Lala Lajpat Rai was one of the outstanding leaders of modern India, a contemporary of Dadabhai Naoroji, Tilak, Gokhale and Gandhi. His public life spanned the last decade of the nineteenth century and the first three decades of the twentieth century. He practised law at the Lahore Chief Court and built up a lucrative practice, but was drawn very early into public activities pertaining to religious, educational and social reforms and then into nationalist politics. Lajpat Rai was one of the foremost leaders of the Indian National Congress. His arrest and deportation without trial to Burma in 1907 created a great sensation in India. He spent the war years (1914-18) in the United States propagating the Indian case for self government. He returned to India in 1920 and had the honour of presiding over the Calcutta Session of the Indian National Congress which approved of Gandhi's campaign for non cooperation with the government. He was deputy leader of the Swaraj Party in the Central Legislative Assembly and played a prominent role in provincial as well as national politics in the 1920s. While leading a demonstration against the Simon Commission at Lahore in 1928 he received injuries in an assault by the police which hastened his death.
The fourteenth volume in the series is mainly the reprint of Lajpat Rai's Last major work Unhappy India. In 1927 when Lajpat Rai was in London, Miss Katherine Mayo's muckraking Mother India appeared. The book constituted a wholesale and indiscriminate vilification of Indian civilization and character by a foreign journalist.
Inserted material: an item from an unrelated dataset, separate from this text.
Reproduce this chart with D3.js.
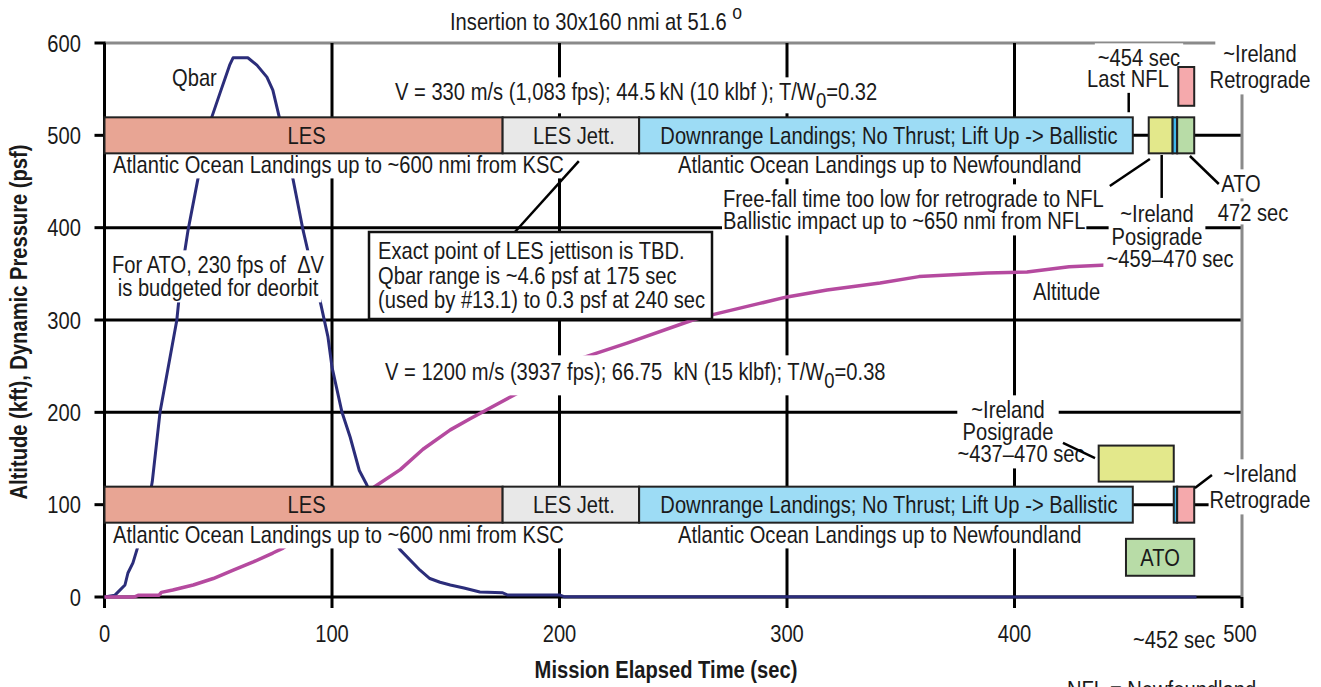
<!DOCTYPE html>
<html>
<head>
<meta charset="utf-8">
<script src="https://cdn.jsdelivr.net/npm/d3@7"></script>
<style>
  body { margin: 0; background: #fff; }
  text { font-family: "Liberation Sans", Arial, sans-serif; fill: #1a1a1a; }
</style>
</head>
<body>
<svg id="chart" width="1321" height="687"></svg>
<script>
// ---------- data ----------
const timeTicks = [0, 100, 200, 300, 400, 500];
const valueTicks = [0, 100, 200, 300, 400, 500, 600];

// Dynamic pressure (psf) vs mission elapsed time (sec)
const qbarTime = [0, 4.6, 9, 10.3, 12.5, 17.8, 21, 24.4, 31.8, 34, 36.7, 41, 47.2, 50.8, 55, 56.5, 63, 67, 71.4, 74,
                  76.8, 82.9, 87.3, 92, 95, 98.2, 100, 104.4, 108, 112, 115, 122.5, 130, 138.7, 143, 147.5, 152, 158, 165, 175,
                  177, 200, 202, 240, 480];
const qbarPsf  = [0, 2, 13, 26, 37, 80, 125, 200, 300, 354, 397, 452, 520, 546, 576, 584, 584, 576, 563, 549,
                  520, 452, 397, 347, 318, 282, 249, 200, 173, 137, 123, 80, 51, 29, 20, 16, 13, 9.7, 5.4, 4.6,
                  2.2, 2.2, 0.3, 0.3, 0];

// Altitude (kft) vs mission elapsed time (sec)
const altTime = [0, 13, 15, 24, 25, 30, 39, 47.8, 56.6, 65.4, 74, 78.5, 119.7, 130, 140, 152, 160.7, 184, 207.7, 229.7,
                 258.6, 266, 288, 300, 317.6, 340.9, 358, 388, 405.5, 424, 440.6];
const altKft  = [0, 0, 2, 2, 5, 7.6, 13, 20, 29, 38, 47.6, 53, 121, 138, 160, 181, 193, 224, 257, 275,
                 300, 305, 318, 325, 332.5, 340, 347, 351, 352, 357.6, 359.6];

// Abort-mode phases along each timeline (sec)
const phaseNames = ["LES", "LES Jett.", "Downrange Landings; No Thrust; Lift Up -> Ballistic"];
const phaseKind  = ["les", "jett", "downrange"];
const phaseStart = [0, 175, 235];
const phaseEnd   = [175, 235, 452];
const bandLevels = [500, 100];      // upper: 330 m/s case, lower: 1200 m/s case
const bandHalf = 19.5;

// Abort landing options (time window, value window on the chart)
const optKind = ["posigrade", "nfl", "ato", "retrograde", "posigrade", "nfl", "retrograde", "ato"];
const optT0   = [459, 469.5, 471.5, 472, 437, 470, 471.5, 449];
const optT1   = [469.5, 471.5, 479, 479, 470, 471.5, 479, 479];
const optV0   = [480.5, 480.5, 480.5, 532, 125, 80.5, 80.5, 23];
const optV1   = [519.5, 519.5, 519.5, 574, 164, 119.5, 119.5, 63];
const optText = ["", "", "", "", "", "", "", "ATO"];

// ---------- styling ----------
const fills = {
  les: "#e8a594", jett: "#e8e8e8", downrange: "#9ddcf5",
  posigrade: "#e3e88b", nfl: "#3fb8ea", ato: "#b8dca7", retrograde: "#f5a9ac"
};
const SX = 0.84;          // horizontal squeeze for a condensed look
const FS = 24;

const svg = d3.select("#chart");
const x = d3.scaleLinear().domain([0, 500]).range([104.5, 1242]);
const y = d3.scaleLinear().domain([0, 600]).range([597, 43]);

// condensed text helper
function ctext(parent, px, py, anchor = "start", size = FS) {
  return parent.append("text")
    .attr("transform", `translate(${px},${py}) scale(${SX},1)`)
    .attr("text-anchor", anchor).attr("font-size", size);
}

// ---------- grid ----------
const grid = svg.append("g");
grid.selectAll("line.h").data(valueTicks).join("line")
  .attr("x1", x(0)).attr("x2", x(500))
  .attr("y1", d => y(d)).attr("y2", d => y(d))
  .attr("stroke", d => d === 600 ? "#8a8a8a" : "#000")
  .attr("stroke-width", 3);
grid.selectAll("line.v").data(timeTicks).join("line")
  .attr("x1", d => x(d)).attr("x2", d => x(d))
  .attr("y1", y(600)).attr("y2", d => d === 500 ? y(0) : y(0) + 11)
  .attr("stroke", d => d === 500 ? "#8a8a8a" : "#000")
  .attr("stroke-width", 3);
grid.append("line").attr("x1", x(500)).attr("x2", x(500)).attr("y1", y(0)).attr("y2", y(0) + 11)
  .attr("stroke", "#000").attr("stroke-width", 3);
grid.selectAll("line.yt").data(valueTicks).join("line")
  .attr("x1", x(0) - 10).attr("x2", x(0) + 1)
  .attr("y1", d => y(d)).attr("y2", d => y(d))
  .attr("stroke", "#000").attr("stroke-width", 3);

// tick labels
const tickG = svg.append("g");
valueTicks.forEach(v => ctext(tickG, 81, y(v) + 8.5, "end").text(v));
timeTicks.forEach(t => ctext(tickG, x(t) - (t === 500 ? 2 : 0), 642, "middle").text(t));

// axis titles
ctext(svg, 666, 678, "middle").attr("font-weight", "bold").text("Mission Elapsed Time (sec)");
svg.append("text").attr("transform", `translate(27,322) rotate(-90) scale(${SX},1)`)
  .attr("text-anchor", "middle").attr("font-size", FS).attr("font-weight", "bold")
  .text("Altitude (kft), Dynamic Pressure (psf)");

// ---------- curves ----------
const line = d3.line().x(d => x(d[0])).y(d => y(d[1]));
svg.append("path").datum(qbarTime.map((t, i) => [t, qbarPsf[i]]))
  .attr("d", line).attr("fill", "none").attr("stroke", "#2b2d7a").attr("stroke-width", 3)
  .attr("stroke-linejoin", "round");
svg.append("path").datum(altTime.map((t, i) => [t, altKft[i]]))
  .attr("d", line).attr("fill", "none").attr("stroke", "#b54a9f").attr("stroke-width", 3.5)
  .attr("stroke-linejoin", "round");

// ---------- annotation text (white backing breaks the lines behind it) ----------
const notesBg = svg.append("g");
const notes = svg.append("g");
function note(parts, px, py, opt = {}) {
  const { anchor = "start", size = FS, bg = true, padX = 3, padY = 1 } = opt;
  const t = ctext(notes, px, py, anchor, size);
  (Array.isArray(parts) ? parts : [{ s: parts }]).forEach(p => {
    const sp = t.append("tspan").text(p.s);
    if (p.dy) sp.attr("dy", p.dy);
    if (p.size) sp.attr("font-size", p.size);
  });
  if (bg) {
    const b = t.node().getBBox();
    notesBg.append("rect")
      .attr("x", px + b.x * SX - padX).attr("y", py + b.y - padY)
      .attr("width", b.width * SX + 2 * padX).attr("height", b.height + 2 * padY)
      .attr("fill", "#fff");
  }
  return t;
}

note([{ s: "Insertion to 30x160 nmi at 51.6 " }, { s: "o", dy: -11, size: 21 }], 450, 30, { bg: false });
note("Qbar", 172, 86, { bg: false });
note([{ s: "V = 330 m/s (1,083 fps); 44.5\u2009kN (10 klbf ); T/W" }, { s: "0", dy: 8, size: 22 }, { s: "=0.32", dy: -8 }], 395, 100);
note("Atlantic Ocean Landings up to ~600 nmi from KSC", 113, 173, { padY: 0 });
note("Atlantic Ocean Landings up to Newfoundland", 678, 173, { padY: 0 });
note("Free-fall time too low for retrograde to NFL", 723, 207, { padX: 1 });
note("Ballistic impact up to ~650 nmi from NFL", 723, 229, { padX: 1 });
note("~454 sec", 1139, 66, { anchor: "middle" });
note("Last NFL", 1128, 87, { anchor: "middle" });
note("~Ireland", 1260, 62, { anchor: "middle", padX: 8 });
note("Retrograde", 1260, 88, { anchor: "middle", padX: 4 });
note("ATO", 1241, 192, { anchor: "middle", padX: 10 });
note("472 sec", 1253, 221, { anchor: "middle", padY: -2 });
note("~Ireland", 1157, 222, { anchor: "middle" });
note("Posigrade", 1157, 245, { anchor: "middle" });
note("~459\u2013470 sec", 1170, 267, { anchor: "middle" });
note("Altitude", 1033, 300);
note("For ATO, 230 fps of\u00a0 \u0394V", 218, 273, { anchor: "middle" });
note("is budgeted for deorbit", 218, 296, { anchor: "middle" });
note([{ s: "V = 1200 m/s (3937 fps); 66.75\u00a0 kN (15 klbf); T/W" }, { s: "0", dy: 8, size: 22 }, { s: "=0.38", dy: -8 }], 385, 380, { padY: 3 });
note("~Ireland", 1008, 418, { anchor: "middle", padX: 14 });
note("Posigrade", 1008, 440, { anchor: "middle" });
note("~437\u2013470 sec", 1021, 462, { anchor: "middle" });
note("~Ireland", 1260, 482, { anchor: "middle" });
note("Retrograde", 1260, 508, { anchor: "middle", padX: 1 });
note("Atlantic Ocean Landings up to ~600 nmi from KSC", 113, 543, { padY: 0 });
note("Atlantic Ocean Landings up to Newfoundland", 678, 543, { padY: 0 });
note("~452 sec", 1133, 648, { bg: false });
note("NFL = Newfoundland", 1067, 698, { bg: false });

// ---------- phase bars ----------
const bars = svg.append("g");
bandLevels.forEach(level => {
  phaseNames.forEach((name, i) => {
    bars.append("rect")
      .attr("x", x(phaseStart[i])).attr("width", x(phaseEnd[i]) - x(phaseStart[i]))
      .attr("y", y(level + bandHalf)).attr("height", y(level - bandHalf) - y(level + bandHalf))
      .attr("fill", fills[phaseKind[i]]).attr("stroke", "#222").attr("stroke-width", 2);
    ctext(bars, x((phaseStart[i] + phaseEnd[i]) / 2) + 3, y(level) + 8.5, "middle").text(name);
  });
});

// abort option boxes
optKind.forEach((k, i) => {
  bars.append("rect")
    .attr("x", x(optT0[i])).attr("width", x(optT1[i]) - x(optT0[i]))
    .attr("y", y(optV1[i])).attr("height", y(optV0[i]) - y(optV1[i]))
    .attr("fill", fills[k]).attr("stroke", "#222").attr("stroke-width", 2);
  if (optText[i]) {
    ctext(bars, x((optT0[i] + optT1[i]) / 2), y((optV0[i] + optV1[i]) / 2) + 8.5, "middle").text(optText[i]);
  }
});

// ---------- leader lines (time, value) ----------
const leaders = [
  [[208.5, 472], [180.4, 395.3]],
  [[450.2, 546], [450.2, 525]],
  [[459.5, 474.4], [441.9, 445.1]],
  [[464.7, 478.7], [464.7, 432.2]],
  [[477.1, 477.6], [489.8, 447.3]],
  [[421.3, 166.8], [435.4, 150.5]],
  [[479.3, 118], [486.8, 132]]
];
svg.append("g").selectAll("line").data(leaders).join("line")
  .attr("x1", d => x(d[0][0])).attr("y1", d => y(d[0][1]))
  .attr("x2", d => x(d[1][0])).attr("y2", d => y(d[1][1]))
  .attr("stroke", "#000").attr("stroke-width", 2.5);

// ---------- callout box ----------
const callout = svg.append("g");
callout.append("rect").attr("x", 369).attr("y", 232).attr("width", 343).attr("height", 87)
  .attr("fill", "#fff").attr("stroke", "#111").attr("stroke-width", 2.5);
["Exact point of LES jettison is TBD.",
 "Qbar range is ~4.6 psf at 175 sec",
 "(used by #13.1) to 0.3 psf at 240 sec"].forEach((s, i) => {
  ctext(callout, 378, 259 + i * 24.5).text(s);
});
</script>
</body>
</html>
Aptly called a "drain inspector's report" Gandhiji, Mother India created quite a Stir in India as well as in Britain.
Lajpat Rai was convinced that the publication was a part of the unscrupulous anti-Indian propaganda organized and financed by those who were opposed to India's claim for self government. He would not allow to go unchallenged the calumnies heaped by Miss Mayo on the Indian people. On his return to India he made it his first duty to write a fitting reply to Mother India and by January 1928 his Unhappy India was in the press.